On aime aussi les jeux d’échos textuels (« Cards », « A Perfect Place ») et les micro constructions de cathédrales pop à l’échelle de quelques minutes, ces petits chatoiements d’arrangements qui ravissent à tout moment et qu’on découvre à chaque écoute (des délicatesses à la The New Year, dixit ma douce, qui exagère évidemment, mais elle ne peut pas faire meilleur compliment).

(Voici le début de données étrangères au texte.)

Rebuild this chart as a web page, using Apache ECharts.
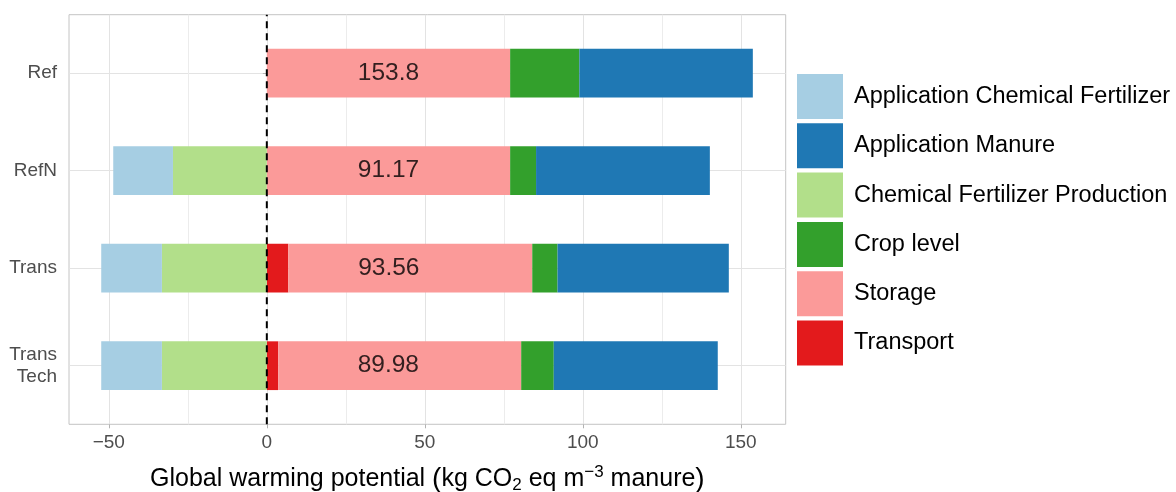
<!DOCTYPE html>
<html>
<head>
<meta charset="utf-8">
<script src="https://cdn.jsdelivr.net/npm/echarts@6/dist/echarts.min.js"></script>
<style>
html,body{margin:0;padding:0;background:#fff;}
#chart{width:1176px;height:492px;}
</style>
</head>
<body>
<div id="chart"></div>
<script>
// ---- data ----
const categories = ['Ref', 'RefN', 'Trans', 'Trans\nTech'];
const appChemFert   = [0, -18.9, -19.2, -19.2];
const appManure     = [54.9, 55.0, 54.2, 51.9];
const chemFertProd  = [0, -29.7, -33.2, -33.2];
const cropLevel     = [21.9, 8.2, 8.0, 10.3];
const storage       = [77.0, 77.0, 77.2, 76.9];
const transport     = [0, 0, 6.8, 3.6];
const totals        = ['153.8', '91.17', '93.56', '89.98'];
const xMajorTicks   = [-50, 0, 50, 100, 150];
const xMinorTicks   = [-25, 25, 75, 125];
const zeroLine      = [0];

const xMin = -62.6, xMax = 164.2;
const FONT = '"Liberation Sans", Arial, Helvetica, sans-serif';

const colors = {
  'Application Chemical Fertilizer': '#A6CEE3',
  'Application Manure': '#1F78B4',
  'Chemical Fertilizer Production': '#B2DF8A',
  'Crop level': '#33A02C',
  'Storage': '#FB9A99',
  'Transport': '#E31A1C'
};
const legendOrder = ['Application Chemical Fertilizer','Application Manure','Chemical Fertilizer Production','Crop level','Storage','Transport'];

function barSeries(name, data, stack) {
  return {
    type: 'bar', name: name, stack: stack, xAxisIndex: 2, yAxisIndex: 1,
    data: data, barWidth: '50%', clip: false,
    itemStyle: { color: colors[name] },
    emphasis: { disabled: true }, animation: false
  };
}

const chart = echarts.init(document.getElementById('chart'), null, { renderer: 'canvas' });
const option = {
  animation: false,
  backgroundColor: '#ffffff',
  textStyle: { fontFamily: FONT },
  grid: [
    { left: 69, right: 390.3, top: 14.7, bottom: 67.7, show: true, borderColor: '#c4c4c4', borderWidth: 1, backgroundColor: 'transparent', containLabel: false, outerBoundsMode: 'none' },
    { left: 69, right: 390.3, top: 73.2, bottom: 126.3, containLabel: false, outerBoundsMode: 'none' }
  ],
  xAxis: [
    {
      type: 'value', gridIndex: 0, min: xMin, max: xMax, position: 'bottom',
      axisLine: { show: false },
      axisTick: { show: true, length: 4, customValues: xMajorTicks, lineStyle: { color: '#b3b3b3' } },
      axisLabel: { customValues: xMajorTicks, margin: 9, fontSize: 19, color: '#4d4d4d', fontFamily: FONT,
        formatter: v => (v < 0 ? '\u2212' + Math.abs(v) : String(v)) },
      splitLine: { show: true, lineStyle: { color: '#e3e3e3', width: 1 } },
      name: 'Global warming potential {par|(}kg CO{sub|2} eq m{sup|\u22123} manure{par|)}',
      nameLocation: 'middle', nameGap: 40,
      nameTextStyle: {
        fontSize: 25, color: '#000', fontFamily: FONT, lineHeight: 30,
        rich: {
          par: { fontSize: 28, lineHeight: 30, fontFamily: FONT, color: '#000' },
          sub: { fontSize: 17, lineHeight: 16, verticalAlign: 'bottom', fontFamily: FONT, color: '#000' },
          sup: { fontSize: 17, lineHeight: 16, verticalAlign: 'top', fontFamily: FONT, color: '#000' }
        }
      }
    },
    {
      type: 'value', gridIndex: 0, min: xMin, max: xMax, position: 'top',
      axisLine: { show: false },
      axisTick: { show: false, customValues: xMinorTicks },
      axisLabel: { show: false, customValues: xMinorTicks },
      splitLine: { show: true, lineStyle: { color: '#ececec', width: 1 } }
    },
    {
      type: 'value', gridIndex: 1, min: xMin, max: xMax, show: false,
      splitLine: { show: false }
    }
  ],
  yAxis: [
    { type: 'value', gridIndex: 0, min: 0, max: 1, show: false, splitLine: { show: false } },
    {
      type: 'category', gridIndex: 1, data: categories, inverse: true, boundaryGap: false,
      axisLine: { show: false },
      axisTick: { show: true, length: 4, lineStyle: { color: '#b3b3b3' } },
      axisLabel: { interval: 0, margin: 12, fontSize: 19, color: '#4d4d4d', lineHeight: 22, align: 'right', fontFamily: FONT },
      splitLine: { show: true, lineStyle: { color: '#e3e3e3', width: 1 } }
    }
  ],
  legend: {
    orient: 'vertical', left: 797, top: 74, padding: 0,
    data: legendOrder, icon: 'rect', itemWidth: 46, itemHeight: 45, itemGap: 4.3,
    selectedMode: false,
    textStyle: { fontSize: 23.5, color: '#000', fontFamily: FONT, padding: [0, 0, 0, 6] }
  },
  series: [
    barSeries('Transport', transport, 'tot'),
    barSeries('Storage', storage, 'tot'),
    barSeries('Crop level', cropLevel, 'tot'),
    barSeries('Application Manure', appManure, 'tot'),
    barSeries('Chemical Fertilizer Production', chemFertProd, 'tot'),
    barSeries('Application Chemical Fertilizer', appChemFert, 'tot'),
    {
      type: 'scatter', xAxisIndex: 2, yAxisIndex: 1, symbolSize: 0, silent: true, z: 5,
      data: categories.map((c, i) => [storage[i] / 2, c]),
      label: { show: true, position: 'inside', fontSize: 24.5, color: '#000', fontFamily: FONT,
        formatter: p => totals[p.dataIndex] }
    },
    {
      type: 'line', xAxisIndex: 0, yAxisIndex: 0, z: 10, silent: true, symbol: 'none',
      data: [[zeroLine[0], 0], [zeroLine[0], 1]],
      lineStyle: { color: '#000', width: 2, type: [7, 5] }
    }
  ]
};
chart.setOption(option);
</script>
</body>
</html>
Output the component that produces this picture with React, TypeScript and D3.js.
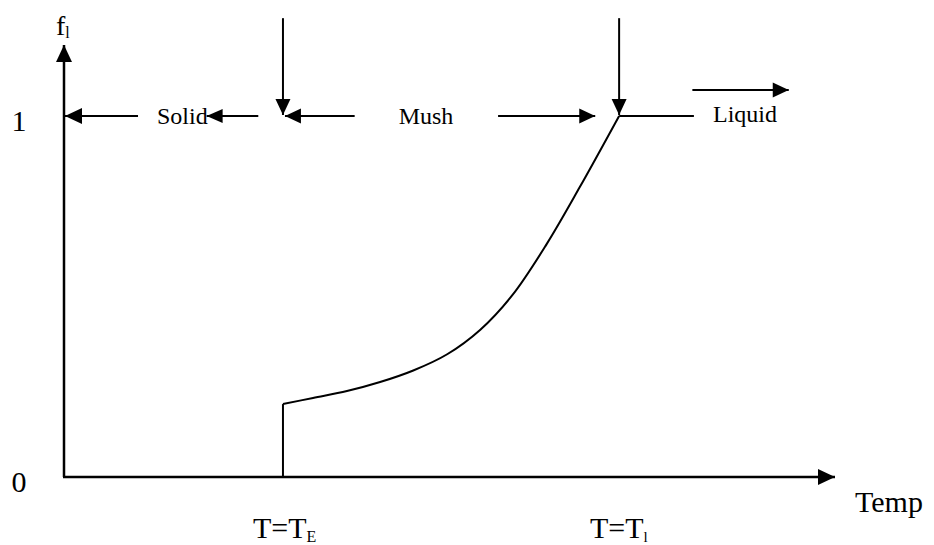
import React from "react";
import * as d3 from "d3";

// ---- data ----
const tempValues = [28.4, 32.3, 36.7, 41.0, 45.3, 49.7, 54.0, 58.2, 62.6, 66.9, 72.0];
const fractionValues = [0.202, 0.219, 0.238, 0.263, 0.295, 0.34, 0.408, 0.505, 0.645, 0.803, 1.0];
const eutecticTemp = 28.4;
const liquidusTemp = 72.0;
const yTickValues = [0, 1];
const yTickLabels = ["0", "1"];
const phaseLabels = ["Solid", "Mush", "Liquid"];

const W = 934;
const H = 545;
const FONT = "'Liberation Serif', 'Times New Roman', serif";

const x = d3.scaleLinear().domain([0, 100]).range([64, 835]);
const y = d3.scaleLinear().domain([0, 1]).range([477, 116]);

function arrowHead(tx: number, ty: number, dir: "l" | "r" | "u" | "d", len = 16, hw = 7.5) {
  let pts: [number, number][] = [];
  if (dir === "l") pts = [[tx, ty], [tx + len, ty - hw], [tx + len, ty + hw]];
  if (dir === "r") pts = [[tx, ty], [tx - len, ty - hw], [tx - len, ty + hw]];
  if (dir === "u") pts = [[tx, ty], [tx - hw, ty + len], [tx + hw, ty + len]];
  if (dir === "d") pts = [[tx, ty], [tx - hw, ty - len], [tx + hw, ty - len]];
  return "M" + pts.map((p) => p.join(",")).join("L") + "Z";
}

function Arrow({ x1, y1, x2, y2, dir, len, hw, sw = 2 }: any) {
  return (
    <g>
      <line x1={x1} y1={y1} x2={x2} y2={y2} stroke="#000" strokeWidth={sw} />
      <path d={arrowHead(x2, y2, dir, len, hw)} fill="#000" />
    </g>
  );
}

export default function App() {
  const curve = d3
    .line<number>()
    .x((_, i) => x(tempValues[i]))
    .y((d) => y(d))
    .curve(d3.curveCatmullRom.alpha(0.5))(fractionValues) as string;

  const yOne = y(1);
  const topY = y(1.271);
  const upperArrowY = y(1.072);

  return (
    <svg width={W} height={H} style={{ position: "absolute", left: 0, top: 0, background: "#fff" }}>
      <rect width={W} height={H} fill="#fff" />
      {/* axes */}
      <Arrow x1={x(0)} y1={y(0)} x2={x(0)} y2={y(1.197)} dir="u" len={17} hw={8} sw={2.5} />
      <Arrow x1={x(0) - 1} y1={y(0)} x2={x(100)} y2={y(0)} dir="r" len={17} hw={8} sw={2.5} />

      {/* y tick labels */}
      {yTickValues.map((v, i) => (
        <text key={i} x={19} y={y(v) + (v === 0 ? 15 : 15)} fontFamily={FONT} fontSize={30} textAnchor="middle">
          {yTickLabels[i]}
        </text>
      ))}

      {/* axis titles */}
      <text x={56} y={35} fontFamily={FONT} fontSize={28}>
        f<tspan fontSize={16} dy={3}>l</tspan>
      </text>
      <text x={855} y={512} fontFamily={FONT} fontSize={30}>Temp</text>

      {/* fraction liquid curve */}
      <line x1={x(eutecticTemp)} y1={y(0)} x2={x(eutecticTemp)} y2={y(fractionValues[0])} stroke="#000" strokeWidth={2} />
      <path d={curve} fill="none" stroke="#000" strokeWidth={2} />
      <line x1={x(liquidusTemp)} y1={yOne} x2={x(81.7)} y2={yOne} stroke="#000" strokeWidth={2} />

      {/* vertical marker arrows */}
      <Arrow x1={x(eutecticTemp)} y1={topY} x2={x(eutecticTemp)} y2={yOne - 1} dir="d" len={16} hw={7.5} />
      <Arrow x1={x(liquidusTemp)} y1={topY} x2={x(liquidusTemp)} y2={yOne - 1} dir="d" len={16} hw={7.5} />

      {/* Solid region */}
      <Arrow x1={x(9.6)} y1={yOne} x2={x(0) + 1} y2={yOne} dir="l" len={17} hw={8} />
      <text x={157} y={yOne + 8} fontFamily={FONT} fontSize={24}>{phaseLabels[0]}</text>
      <Arrow x1={x(25.2)} y1={yOne} x2={x(18.5)} y2={yOne} dir="l" len={16} hw={7} />

      {/* Mush region */}
      <Arrow x1={x(37.7)} y1={yOne} x2={x(eutecticTemp) + 2} y2={yOne} dir="l" len={16} hw={7.5} />
      <text x={426} y={yOne + 8} fontFamily={FONT} fontSize={24} textAnchor="middle">{phaseLabels[1]}</text>
      <Arrow x1={x(56.3)} y1={yOne} x2={x(68.9)} y2={yOne} dir="r" len={16} hw={7.5} />

      {/* Liquid region */}
      <Arrow x1={x(81.5)} y1={upperArrowY} x2={x(94.0)} y2={upperArrowY} dir="r" len={16} hw={7.5} />
      <text x={713} y={yOne + 6} fontFamily={FONT} fontSize={24}>{phaseLabels[2]}</text>

      {/* temperature markers */}
      <text x={253} y={538} fontFamily={FONT} fontSize={30}>
        T=T<tspan fontSize={16} dy={4}>E</tspan>
      </text>
      <text x={590} y={538} fontFamily={FONT} fontSize={30}>
        T=T<tspan fontSize={15} dy={4}>l</tspan>
      </text>
    </svg>
  );
}
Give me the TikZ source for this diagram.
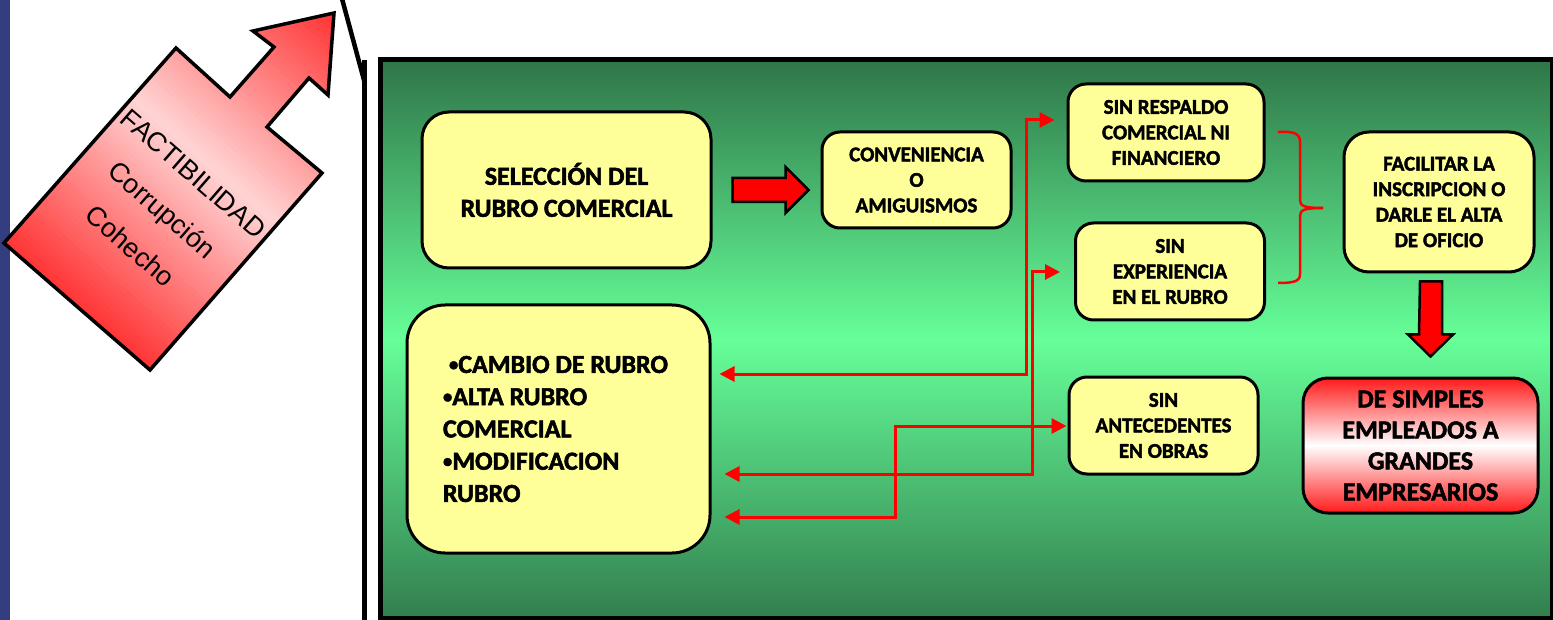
\documentclass[tikz,border=0pt]{standalone}
\usepackage{fontspec}
\newfontfamily\carlito{Carlito}[BoldFeatures={FakeBold=2}]
\newfontfamily\arialf{Liberation Sans}
\usetikzlibrary{arrows.meta,calc}
\definecolor{yb}{RGB}{255,255,153}
\definecolor{stripblue}{RGB}{51,61,128}
\definecolor{gdark}{RGB}{47,117,72}
\definecolor{gdarkb}{RGB}{50,126,78}
\definecolor{glight}{RGB}{102,255,153}
\definecolor{redA}{RGB}{255,50,50}
\definecolor{pinkA}{RGB}{255,212,212}
\definecolor{rbox}{RGB}{255,25,25}
\newcommand\mybul{\raisebox{0.09em}{\scalebox{0.72}{•}}}
\begin{document}
\begin{tikzpicture}[x=1pt,y=-1pt,
  box/.style={draw=black, line width=3pt, fill=yb, rounded corners=22pt, inner sep=0pt, align=center,
    font={\carlito\bfseries\fontsize{21}{25.5}\selectfont}},
  conn/.style={draw=red, line width=3pt, {Triangle[length=15pt,width=15pt]}-{Triangle[length=15pt,width=15pt]}},
  blockarrow/.style={draw=black, line width=2.5pt, fill=red, line join=miter},
  bracket/.style={draw=red, line width=2.5pt}]
\useasboundingbox (0,0) rectangle (1553,620);
\fill[white] (0,0) rectangle (1553,620);
% left strip
\fill[stripblue] (0,0) rectangle (10,620);
% callout lines
\draw[line width=4.5pt] (341,-5) -- (364.5,82);
\draw[line width=5pt] (364.5,60) -- (364.5,625);
% green panel
\fill[top color=gdark, bottom color=gdarkb, middle color=glight] (380.5,59.5) rectangle (1552,618.5);
\draw[line width=5pt] (380.5,59.5) rectangle (1552,618.5);
% big red arrow
\begin{scope}
  \clip (334,13) -- (253,31) -- (274,47) -- (230,97) -- (176,48) -- (4,243) -- (150,370) -- (322,173) -- (267,127) -- (309,78) -- (328,95) -- cycle;
  \foreach \i in {0,...,79} {
    \pgfmathsetmacro\ta{-152+\i*5}
    \pgfmathsetmacro\tb{\ta+6}
    \pgfmathsetmacro\p{min(100,abs(\ta+2.5-47)/197*100)}
    \fill[redA!\p!pinkA] ({169+0.659*\ta-0.752*300},{191-0.752*\ta-0.659*300}) --
      ({169+0.659*\tb-0.752*300},{191-0.752*\tb-0.659*300}) --
      ({169+0.659*\tb+0.752*300},{191-0.752*\tb+0.659*300}) --
      ({169+0.659*\ta+0.752*300},{191-0.752*\ta+0.659*300}) -- cycle;
  }
\end{scope}
\draw[line width=3.5pt, line join=miter] (334,13) -- (253,31) -- (274,47) -- (230,97) -- (176,48) -- (4,243) -- (150,370) -- (322,173) -- (267,127) -- (309,78) -- (328,95) -- cycle;
\node[rotate=-41, align=center, inner sep=0pt, font={\arialf\fontsize{27}{48}\selectfont}] (fact) at (162,210) {FACTIBILIDAD\\Corrupción\\Cohecho};
% boxes
\node[box, minimum width=289, minimum height=156, rounded corners=27pt, font={\carlito\bfseries\fontsize{26}{32}\selectfont}] (sel) at (566.5,190) {SELECCIÓN DEL\\RUBRO COMERCIAL};
\node[box, minimum width=189, minimum height=96, rounded corners=18pt] (conv) at (916.5,180) {CONVENIENCIA\\O\\AMIGUISMOS};
\node[box, minimum width=196, minimum height=97, rounded corners=18pt] (resp) at (1166,132.5) {SIN RESPALDO\\COMERCIAL NI\\FINANCIERO};
\node[box, minimum width=189, minimum height=97, rounded corners=18pt] (exp) at (1170,271.5) {SIN\\EXPERIENCIA\\EN EL RUBRO};
\node[box, minimum width=189, minimum height=97, rounded corners=18pt] (ant) at (1163.5,425.5) {SIN\\ANTECEDENTES\\EN OBRAS};
\node[box, minimum width=190, minimum height=140, rounded corners=25pt] (fac) at (1439,202) {FACILITAR LA\\INSCRIPCION O\\DARLE EL ALTA\\DE OFICIO};
\node[box, top color=rbox, bottom color=rbox, middle color=white, minimum width=235, minimum height=135, rounded corners=25pt, font={\carlito\bfseries\fontsize{26}{31}\selectfont}] (emp) at (1420.5,445.5) {DE SIMPLES\\EMPLEADOS A\\GRANDES\\EMPRESARIOS};
\node[box, align=left, minimum width=303, minimum height=248, rounded corners=38pt, font={\carlito\bfseries\fontsize{26}{32.25}\selectfont}] (lista) at (558.5,429) {\hspace*{6pt}\mybul CAMBIO DE RUBRO\hspace*{6pt}\\\mybul ALTA RUBRO\\COMERCIAL\\\mybul MODIFICACION\\RUBRO};
% block arrows
\coordinate (ra) at ($(sel.east)+(20,0)$);
\draw[blockarrow] ($(ra)+(0,-12)$) -- ++(53,0) -- ++(0,-11) -- ++(23,23) -- ++(-23,23) -- ++(0,-11) -- ++(-53,0) -- cycle;
\coordinate (da) at ($(fac.south)+(-8,8)$);
\draw[blockarrow] ($(da)+(-11,0)$) -- ++(22,0) -- ++(0,53) -- ++(11,0) -- ++(-22.5,22) -- ++(-22.5,-22) -- ++(11,0) -- cycle;
% connectors
\draw[conn, shorten <=8pt, shorten >=12pt] (lista.east |- 0,374) -| (1026,120) -- (resp.west |- 0,120);
\draw[conn, shorten <=13pt, shorten >=14pt] (lista.east |- 0,474) -| (1032,272) -- (exp.west |- 0,272);
\draw[conn, shorten <=13pt, shorten >=1pt] (lista.east |- 0,517) -| (895,426) -- (ant.west |- 0,426);
% bracket
\coordinate (brtip) at (1323,208);
\draw[bracket] (1278,132) .. controls (1295,131) and (1300,134) .. (1300,142) -- (1300,200) .. controls (1300,206) and (1304,208) .. (brtip);
\draw[bracket] (brtip) .. controls (1304,208) and (1300,210) .. (1300,216) -- (1300,274) .. controls (1300,281) and (1295,283) .. (1278,283);
\end{tikzpicture}
\end{document}
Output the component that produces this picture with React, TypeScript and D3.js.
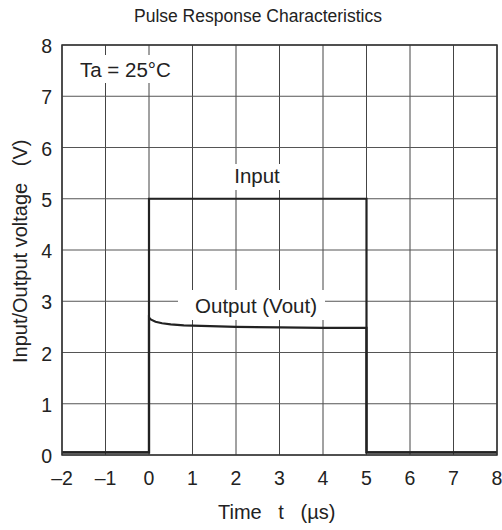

Et puis, il y a, sur ces évidences mélodiques, une énergie rock pure, puissante et qu’on n’attendait vraiment pas. Sur « A Good friend », une batterie sèche comme un coup de trique, des répétitions minimales (claviers, riffs), des arrangements finauds qui ne font que passer, dieu que c’est efficace ! Et puis la 7 (la 7 !!!!), « Cards », magic roundabout psyché, qui nous fait tourner en bourrique jusqu’à ce finale rock killer, qui jette en plus des regards presque goguenards vers les Beatles.
J’arrête là les citations car j’aime tout, de ce solo de guitare sur « Through my window » aux claviers malades qui zèbrent le disque (presque sirène d’ambulance sur la fin de « It tears me up inside »), ces percussions malignes çà et là, aussi discrètes qu’hyper présentes.
C’est ainsi que Nowhere to Hide rejoint la liste de nos marottes aussi secrètes que précieuses, Paloma, Pokett, Centenaire ou encore Sodastream en leur temps et que Wilfried vient d’enregistrer un véritable petit chef-d’œuvre, à ranger sans honte auprès des autres grands disques de l’année (et quelle année !) de nos songwriters internationaux préférés, qui se sont donnés le mot pour ne pas nous laisser dans l’indigence en cette fin de décennie.
Laisser Nowhere to Hide dans l’anonymat serait criminel et ce quasi silence médiatique est insupportable. Sur ce, je reprends ma bannière promotionnelle, pour travailler au corps, mail après mail, et même par SMS s’il le faut, tout ce que le monde compte d’oreilles. C’est urgent.